THE CLASSMATES
“The smartphone makes the world, it takes possession of it by creating it in the form of images,” writes the philosopher Byung-Chul Han about digital communication. Beyond the Truman Show, the system of hyper-productivity reduces the world to a product, and life to a spectacle; no distinction applies to the consumer machine, everything is potentially entertainment—even violence.
Think about the multiple news stories of abuse and aggression filmed and shared on social media, from the soldier dancing on TikTok after blowing up a neighborhood, to the gang slaughtering someone and bragging about the feat: the virtualization of experience legitimizes violence as it presupposes indifference (the abuse is filmed rather than stopped) and undermines its perception.
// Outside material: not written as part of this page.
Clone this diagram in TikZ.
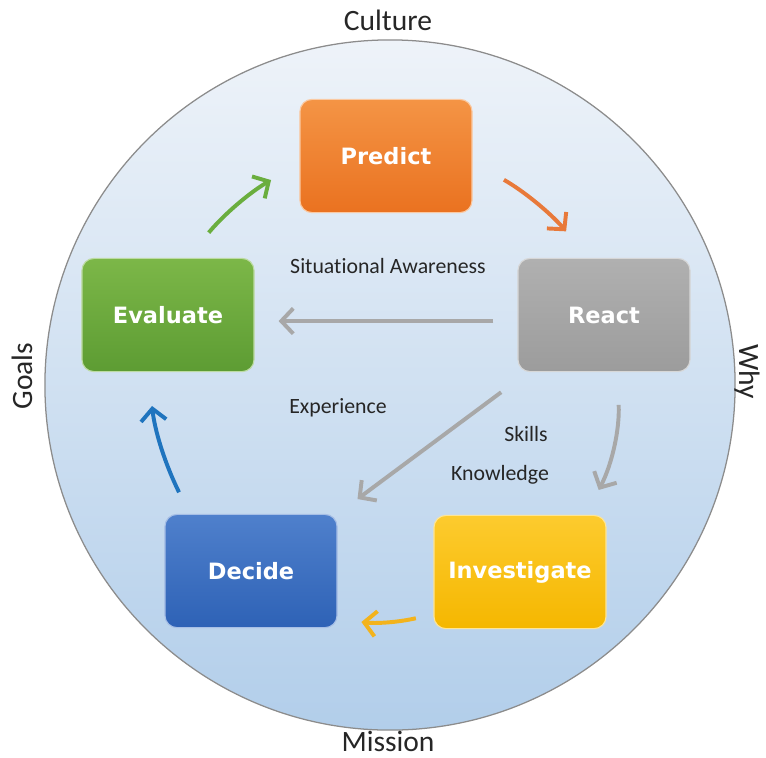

Indeed, violence becomes a spectacle in the general anesthesia of the public.
This is the framework in which the characters in The Classmates should be understood. Nameless students of an unknown institution, the only thing we know about them is the stereotype through which they are perceived and reduced by the dominant group: the peasant, the geek, the whore, for example, all stylistic features of an aggressive narrative. The portraits are thus the testimony of episodes of violence that have occurred and shared, the ruthless footage to feed the entertainment machine. The victim’s faces are displayed in an imaginary Wall of Shame, a public pillory that recalls the same brutal dynamic of spectacle as a cult. No saving figure glimpse on the horizon, not even the school, here an institution of equal black uniforms, reduced to a place of conformity training, far from the ideal place of formation and relationship building. Therefore, The Classmates is the staging of a power that knows no contrast.